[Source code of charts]
===============

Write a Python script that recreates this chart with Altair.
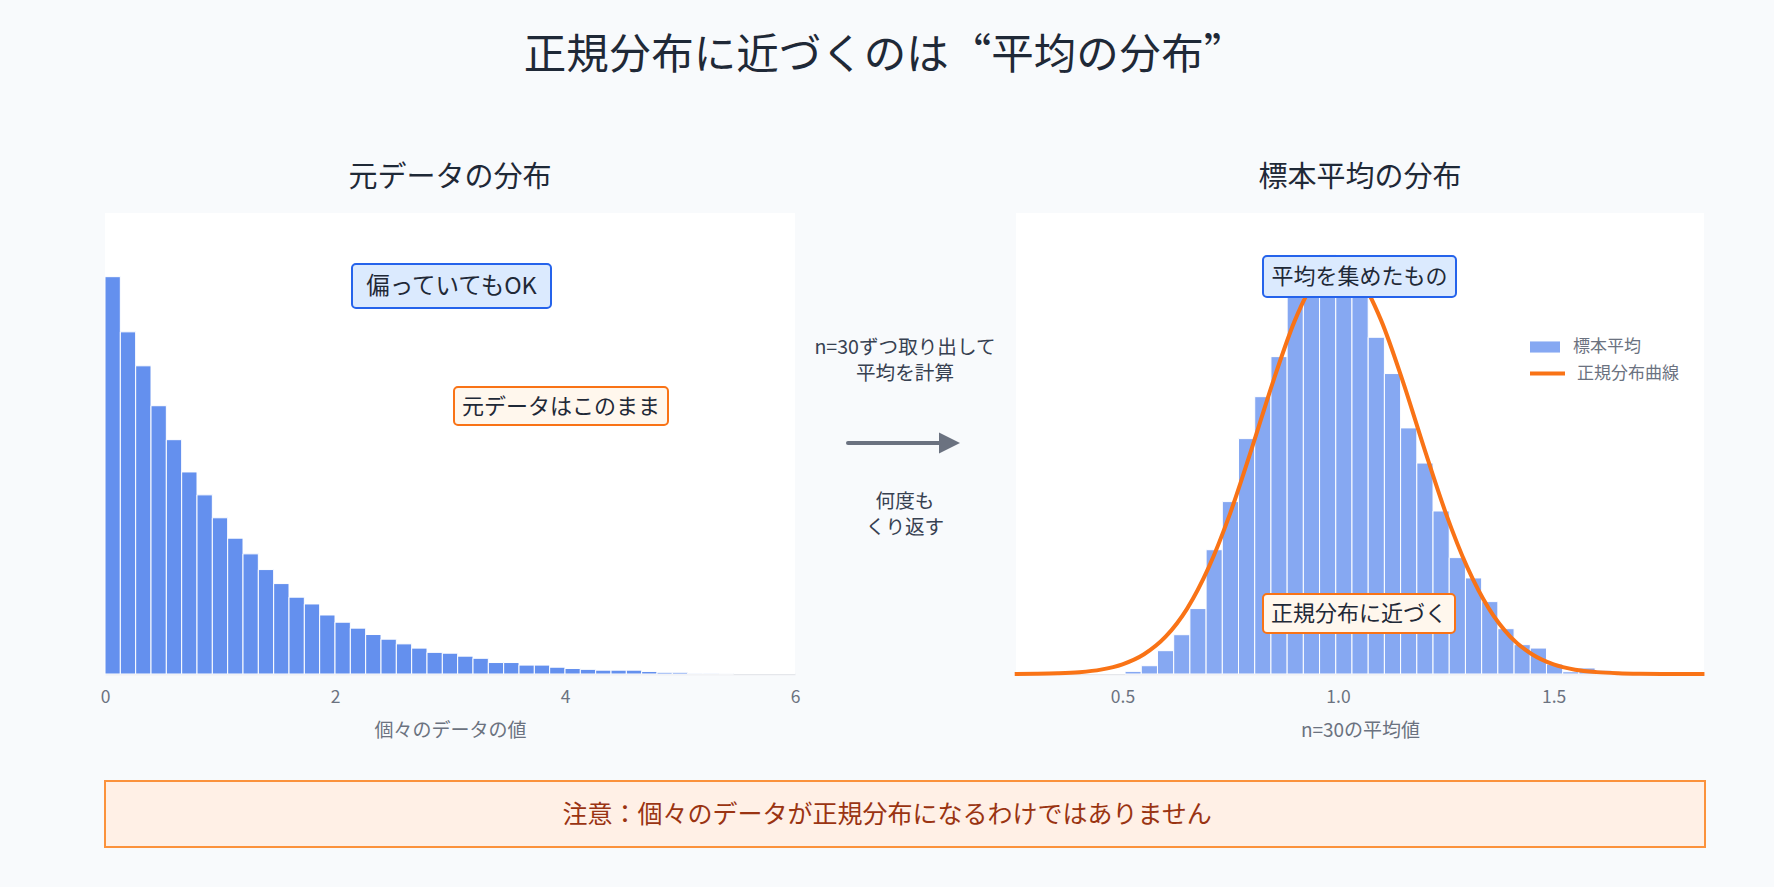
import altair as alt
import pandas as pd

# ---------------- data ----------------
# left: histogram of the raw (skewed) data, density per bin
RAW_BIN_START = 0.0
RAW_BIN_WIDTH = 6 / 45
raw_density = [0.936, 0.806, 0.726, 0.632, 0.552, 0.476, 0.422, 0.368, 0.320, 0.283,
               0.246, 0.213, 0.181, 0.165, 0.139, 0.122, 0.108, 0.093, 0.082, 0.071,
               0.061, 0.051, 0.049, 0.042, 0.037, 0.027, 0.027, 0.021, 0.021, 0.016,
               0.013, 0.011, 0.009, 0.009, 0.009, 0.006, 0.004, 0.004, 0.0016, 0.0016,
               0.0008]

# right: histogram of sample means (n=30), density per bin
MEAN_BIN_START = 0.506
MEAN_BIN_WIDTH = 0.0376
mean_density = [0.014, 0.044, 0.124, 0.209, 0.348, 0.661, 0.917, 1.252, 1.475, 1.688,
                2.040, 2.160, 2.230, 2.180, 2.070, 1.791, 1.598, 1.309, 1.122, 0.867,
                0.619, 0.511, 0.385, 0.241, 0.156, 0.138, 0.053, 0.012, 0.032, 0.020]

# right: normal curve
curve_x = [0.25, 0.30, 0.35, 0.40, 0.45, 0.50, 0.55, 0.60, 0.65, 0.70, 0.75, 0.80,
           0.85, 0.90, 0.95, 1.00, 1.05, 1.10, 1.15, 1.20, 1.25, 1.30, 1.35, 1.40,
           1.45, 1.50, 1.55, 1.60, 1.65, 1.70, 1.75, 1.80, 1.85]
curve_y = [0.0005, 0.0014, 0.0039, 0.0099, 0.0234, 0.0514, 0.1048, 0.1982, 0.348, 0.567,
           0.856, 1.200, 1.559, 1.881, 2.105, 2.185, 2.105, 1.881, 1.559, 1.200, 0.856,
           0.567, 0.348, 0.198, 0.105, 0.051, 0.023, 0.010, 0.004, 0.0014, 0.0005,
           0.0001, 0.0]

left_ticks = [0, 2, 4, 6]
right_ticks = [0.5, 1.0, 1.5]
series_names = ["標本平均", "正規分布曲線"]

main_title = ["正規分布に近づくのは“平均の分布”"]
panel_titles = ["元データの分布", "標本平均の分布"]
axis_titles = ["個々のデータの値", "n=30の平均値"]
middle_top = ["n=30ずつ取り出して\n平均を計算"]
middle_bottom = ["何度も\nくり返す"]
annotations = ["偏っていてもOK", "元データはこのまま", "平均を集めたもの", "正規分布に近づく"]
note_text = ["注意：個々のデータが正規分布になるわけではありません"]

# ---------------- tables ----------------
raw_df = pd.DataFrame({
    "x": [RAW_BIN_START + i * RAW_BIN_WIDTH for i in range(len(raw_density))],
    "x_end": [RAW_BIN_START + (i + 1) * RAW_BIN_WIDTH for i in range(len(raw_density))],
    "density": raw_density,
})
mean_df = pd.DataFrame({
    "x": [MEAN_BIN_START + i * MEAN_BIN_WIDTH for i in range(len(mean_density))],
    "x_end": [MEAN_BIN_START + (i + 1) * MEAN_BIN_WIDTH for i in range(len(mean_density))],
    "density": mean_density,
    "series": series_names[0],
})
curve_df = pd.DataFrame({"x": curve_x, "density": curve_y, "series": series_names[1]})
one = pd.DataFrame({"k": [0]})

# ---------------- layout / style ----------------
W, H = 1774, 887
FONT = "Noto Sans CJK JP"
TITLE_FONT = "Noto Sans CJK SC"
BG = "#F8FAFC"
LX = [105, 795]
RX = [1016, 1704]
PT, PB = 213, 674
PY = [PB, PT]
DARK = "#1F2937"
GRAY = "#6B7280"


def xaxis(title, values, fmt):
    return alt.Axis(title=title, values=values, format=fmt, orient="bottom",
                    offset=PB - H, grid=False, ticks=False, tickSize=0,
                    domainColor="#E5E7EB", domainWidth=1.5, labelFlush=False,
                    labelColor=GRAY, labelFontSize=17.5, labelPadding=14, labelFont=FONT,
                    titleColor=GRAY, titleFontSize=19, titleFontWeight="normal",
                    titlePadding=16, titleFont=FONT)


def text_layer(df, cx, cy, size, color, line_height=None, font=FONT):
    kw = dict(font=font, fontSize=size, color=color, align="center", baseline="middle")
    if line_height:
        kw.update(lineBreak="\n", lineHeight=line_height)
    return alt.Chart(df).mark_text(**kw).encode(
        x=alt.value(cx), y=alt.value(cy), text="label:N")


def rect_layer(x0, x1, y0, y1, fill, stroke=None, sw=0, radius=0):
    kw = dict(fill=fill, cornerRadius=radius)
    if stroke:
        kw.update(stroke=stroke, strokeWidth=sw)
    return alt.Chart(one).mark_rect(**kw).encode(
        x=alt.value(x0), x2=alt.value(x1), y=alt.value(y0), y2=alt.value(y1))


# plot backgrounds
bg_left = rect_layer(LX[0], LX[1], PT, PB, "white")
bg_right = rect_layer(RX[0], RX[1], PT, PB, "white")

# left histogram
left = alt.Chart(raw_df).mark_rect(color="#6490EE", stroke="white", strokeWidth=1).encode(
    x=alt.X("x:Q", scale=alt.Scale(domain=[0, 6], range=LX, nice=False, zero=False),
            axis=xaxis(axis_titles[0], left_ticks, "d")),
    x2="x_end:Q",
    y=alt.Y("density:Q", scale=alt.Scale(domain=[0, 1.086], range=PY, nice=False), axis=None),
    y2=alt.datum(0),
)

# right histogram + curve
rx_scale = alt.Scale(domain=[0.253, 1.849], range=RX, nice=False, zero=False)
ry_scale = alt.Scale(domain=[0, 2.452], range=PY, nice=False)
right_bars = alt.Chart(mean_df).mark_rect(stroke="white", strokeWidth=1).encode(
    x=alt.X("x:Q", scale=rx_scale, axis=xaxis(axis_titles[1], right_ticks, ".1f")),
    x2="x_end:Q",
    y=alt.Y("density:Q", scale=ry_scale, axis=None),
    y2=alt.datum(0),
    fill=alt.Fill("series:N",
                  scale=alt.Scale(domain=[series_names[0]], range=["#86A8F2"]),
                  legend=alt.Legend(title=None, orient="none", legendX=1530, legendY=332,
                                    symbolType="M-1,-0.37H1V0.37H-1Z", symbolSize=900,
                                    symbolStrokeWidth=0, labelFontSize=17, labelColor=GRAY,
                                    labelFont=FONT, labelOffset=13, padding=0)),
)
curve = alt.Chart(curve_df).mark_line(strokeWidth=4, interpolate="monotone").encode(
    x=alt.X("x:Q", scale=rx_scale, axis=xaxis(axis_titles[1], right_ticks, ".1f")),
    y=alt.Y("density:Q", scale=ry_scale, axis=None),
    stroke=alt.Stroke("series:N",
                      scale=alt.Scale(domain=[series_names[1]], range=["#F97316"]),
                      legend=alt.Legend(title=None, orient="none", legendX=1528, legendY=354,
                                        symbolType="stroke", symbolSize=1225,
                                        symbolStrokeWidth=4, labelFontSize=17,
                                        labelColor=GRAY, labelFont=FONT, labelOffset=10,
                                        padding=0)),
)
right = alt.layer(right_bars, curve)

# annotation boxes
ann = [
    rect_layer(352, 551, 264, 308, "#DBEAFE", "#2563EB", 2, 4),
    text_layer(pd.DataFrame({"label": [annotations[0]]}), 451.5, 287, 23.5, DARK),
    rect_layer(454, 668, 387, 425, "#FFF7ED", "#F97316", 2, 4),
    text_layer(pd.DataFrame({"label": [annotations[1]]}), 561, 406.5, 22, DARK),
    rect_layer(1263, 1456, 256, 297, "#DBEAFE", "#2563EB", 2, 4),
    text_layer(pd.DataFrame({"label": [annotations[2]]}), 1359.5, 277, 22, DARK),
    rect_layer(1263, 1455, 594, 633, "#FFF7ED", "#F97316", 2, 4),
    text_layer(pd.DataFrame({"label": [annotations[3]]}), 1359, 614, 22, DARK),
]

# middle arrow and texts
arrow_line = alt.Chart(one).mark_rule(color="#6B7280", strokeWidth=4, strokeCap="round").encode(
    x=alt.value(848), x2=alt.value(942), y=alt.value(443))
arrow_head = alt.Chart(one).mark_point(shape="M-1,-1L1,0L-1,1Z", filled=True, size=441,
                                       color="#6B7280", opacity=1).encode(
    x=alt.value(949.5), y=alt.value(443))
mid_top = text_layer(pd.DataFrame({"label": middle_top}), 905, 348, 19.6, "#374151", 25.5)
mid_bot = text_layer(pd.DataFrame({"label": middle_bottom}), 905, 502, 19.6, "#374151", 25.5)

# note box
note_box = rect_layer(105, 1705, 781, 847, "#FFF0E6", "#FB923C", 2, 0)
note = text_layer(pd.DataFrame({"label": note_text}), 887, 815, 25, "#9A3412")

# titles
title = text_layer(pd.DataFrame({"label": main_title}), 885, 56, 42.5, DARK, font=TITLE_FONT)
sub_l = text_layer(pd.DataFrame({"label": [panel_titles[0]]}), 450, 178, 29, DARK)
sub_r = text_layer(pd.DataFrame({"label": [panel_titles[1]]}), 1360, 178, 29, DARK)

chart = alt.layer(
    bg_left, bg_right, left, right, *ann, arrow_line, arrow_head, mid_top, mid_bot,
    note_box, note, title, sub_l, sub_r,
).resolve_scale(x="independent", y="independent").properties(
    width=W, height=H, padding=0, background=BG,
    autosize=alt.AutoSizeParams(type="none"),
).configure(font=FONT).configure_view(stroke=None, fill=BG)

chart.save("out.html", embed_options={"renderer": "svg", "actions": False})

===============

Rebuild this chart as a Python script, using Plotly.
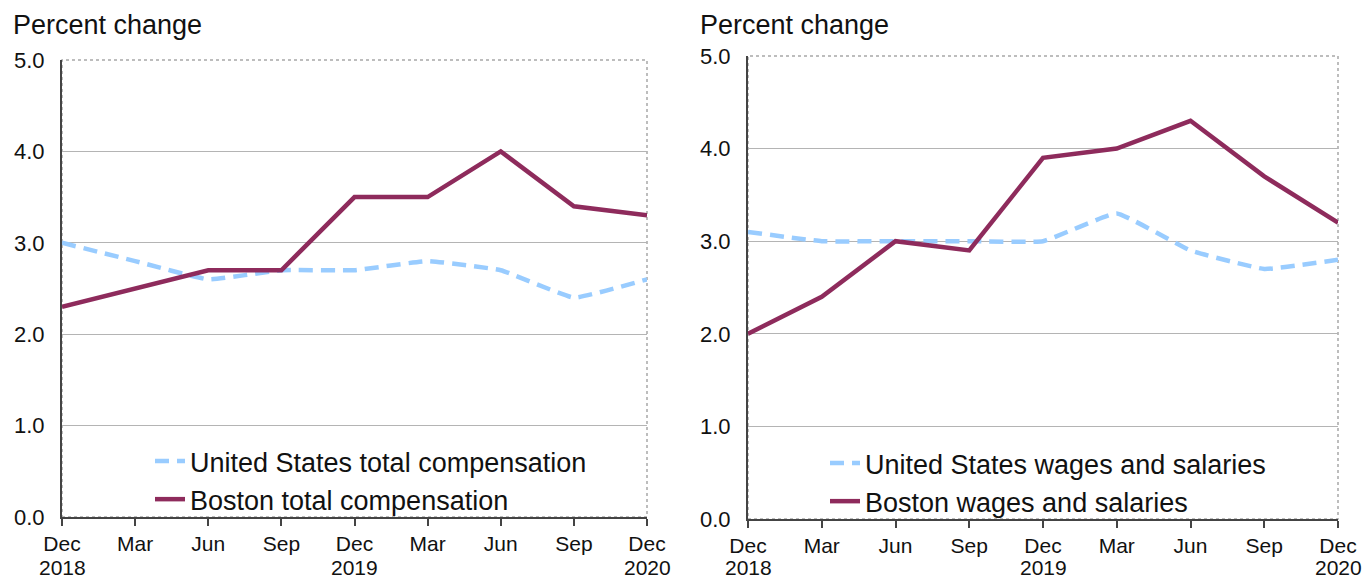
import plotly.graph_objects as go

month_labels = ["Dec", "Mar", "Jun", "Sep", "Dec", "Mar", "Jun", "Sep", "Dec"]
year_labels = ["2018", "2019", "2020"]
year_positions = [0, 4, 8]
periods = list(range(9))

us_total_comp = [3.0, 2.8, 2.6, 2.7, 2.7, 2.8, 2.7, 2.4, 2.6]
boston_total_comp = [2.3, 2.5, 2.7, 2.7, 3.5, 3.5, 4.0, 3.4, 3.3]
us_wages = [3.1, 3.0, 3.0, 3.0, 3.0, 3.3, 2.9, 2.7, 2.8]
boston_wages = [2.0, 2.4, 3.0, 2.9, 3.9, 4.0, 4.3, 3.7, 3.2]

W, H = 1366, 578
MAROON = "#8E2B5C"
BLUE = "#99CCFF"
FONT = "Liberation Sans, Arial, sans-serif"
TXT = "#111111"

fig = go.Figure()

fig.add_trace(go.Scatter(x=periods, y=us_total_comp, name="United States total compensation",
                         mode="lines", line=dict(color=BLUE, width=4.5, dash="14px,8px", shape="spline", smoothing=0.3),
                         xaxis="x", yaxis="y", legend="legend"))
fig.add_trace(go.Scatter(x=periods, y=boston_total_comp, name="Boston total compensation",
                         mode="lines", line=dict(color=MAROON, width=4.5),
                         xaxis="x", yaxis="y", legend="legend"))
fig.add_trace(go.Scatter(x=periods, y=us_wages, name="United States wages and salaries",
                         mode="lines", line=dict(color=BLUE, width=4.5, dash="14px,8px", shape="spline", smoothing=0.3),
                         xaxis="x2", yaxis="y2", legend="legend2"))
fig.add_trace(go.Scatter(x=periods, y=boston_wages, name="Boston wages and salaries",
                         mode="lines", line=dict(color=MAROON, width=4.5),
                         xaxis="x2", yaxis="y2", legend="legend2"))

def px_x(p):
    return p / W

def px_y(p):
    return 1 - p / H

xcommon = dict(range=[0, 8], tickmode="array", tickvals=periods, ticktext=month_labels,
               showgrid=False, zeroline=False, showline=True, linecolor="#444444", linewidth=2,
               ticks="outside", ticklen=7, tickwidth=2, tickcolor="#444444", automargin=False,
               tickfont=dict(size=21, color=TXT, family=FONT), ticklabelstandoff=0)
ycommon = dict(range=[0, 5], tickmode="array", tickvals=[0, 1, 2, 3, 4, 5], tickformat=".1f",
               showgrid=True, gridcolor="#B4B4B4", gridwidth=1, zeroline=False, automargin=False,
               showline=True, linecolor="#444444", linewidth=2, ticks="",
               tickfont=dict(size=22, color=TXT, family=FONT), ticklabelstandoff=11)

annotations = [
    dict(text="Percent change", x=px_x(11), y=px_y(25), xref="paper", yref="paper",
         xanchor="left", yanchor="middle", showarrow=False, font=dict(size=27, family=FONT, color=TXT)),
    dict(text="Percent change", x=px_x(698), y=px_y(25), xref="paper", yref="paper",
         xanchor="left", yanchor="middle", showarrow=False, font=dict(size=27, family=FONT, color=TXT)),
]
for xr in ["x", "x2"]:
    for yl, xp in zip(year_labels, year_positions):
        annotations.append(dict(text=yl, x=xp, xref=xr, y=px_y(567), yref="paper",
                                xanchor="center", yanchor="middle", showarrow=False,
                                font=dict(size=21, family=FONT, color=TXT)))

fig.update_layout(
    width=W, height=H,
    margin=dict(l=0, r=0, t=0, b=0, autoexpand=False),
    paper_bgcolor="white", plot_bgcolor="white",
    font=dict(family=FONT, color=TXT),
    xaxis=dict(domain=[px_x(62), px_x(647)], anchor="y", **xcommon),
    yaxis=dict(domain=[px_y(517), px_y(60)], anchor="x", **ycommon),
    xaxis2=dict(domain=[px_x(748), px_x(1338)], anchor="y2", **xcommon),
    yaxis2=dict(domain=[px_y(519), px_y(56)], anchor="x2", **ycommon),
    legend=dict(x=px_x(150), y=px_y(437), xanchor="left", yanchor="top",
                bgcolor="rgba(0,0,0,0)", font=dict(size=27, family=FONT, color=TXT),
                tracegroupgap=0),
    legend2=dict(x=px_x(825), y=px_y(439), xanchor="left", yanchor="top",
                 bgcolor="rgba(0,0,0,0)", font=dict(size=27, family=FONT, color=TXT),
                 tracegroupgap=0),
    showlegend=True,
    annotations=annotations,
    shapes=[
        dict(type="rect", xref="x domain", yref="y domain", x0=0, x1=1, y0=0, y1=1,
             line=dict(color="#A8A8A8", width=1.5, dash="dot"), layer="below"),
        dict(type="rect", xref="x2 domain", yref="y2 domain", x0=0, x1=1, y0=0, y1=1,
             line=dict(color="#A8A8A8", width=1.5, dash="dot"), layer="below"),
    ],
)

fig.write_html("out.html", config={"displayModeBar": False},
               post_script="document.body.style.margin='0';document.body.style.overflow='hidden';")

===============

Problem to work on
Any pictures should be left out. Reproduce every line from the one holding "Write a Python" down to the one holding "0.012, 0.032, 0.020]", both of those lines included.

Response below
Write a Python script that recreates this chart with Altair.
import altair as alt
import pandas as pd

# ---------------- data ----------------
# left: histogram of the raw (skewed) data, density per bin
RAW_BIN_START = 0.0
RAW_BIN_WIDTH = 6 / 45
raw_density = [0.936, 0.806, 0.726, 0.632, 0.552, 0.476, 0.422, 0.368, 0.320, 0.283,
               0.246, 0.213, 0.181, 0.165, 0.139, 0.122, 0.108, 0.093, 0.082, 0.071,
               0.061, 0.051, 0.049, 0.042, 0.037, 0.027, 0.027, 0.021, 0.021, 0.016,
               0.013, 0.011, 0.009, 0.009, 0.009, 0.006, 0.004, 0.004, 0.0016, 0.0016,
               0.0008]

# right: histogram of sample means (n=30), density per bin
MEAN_BIN_START = 0.506
MEAN_BIN_WIDTH = 0.0376
mean_density = [0.014, 0.044, 0.124, 0.209, 0.348, 0.661, 0.917, 1.252, 1.475, 1.688,
                2.040, 2.160, 2.230, 2.180, 2.070, 1.791, 1.598, 1.309, 1.122, 0.867,
                0.619, 0.511, 0.385, 0.241, 0.156, 0.138, 0.053, 0.012, 0.032, 0.020]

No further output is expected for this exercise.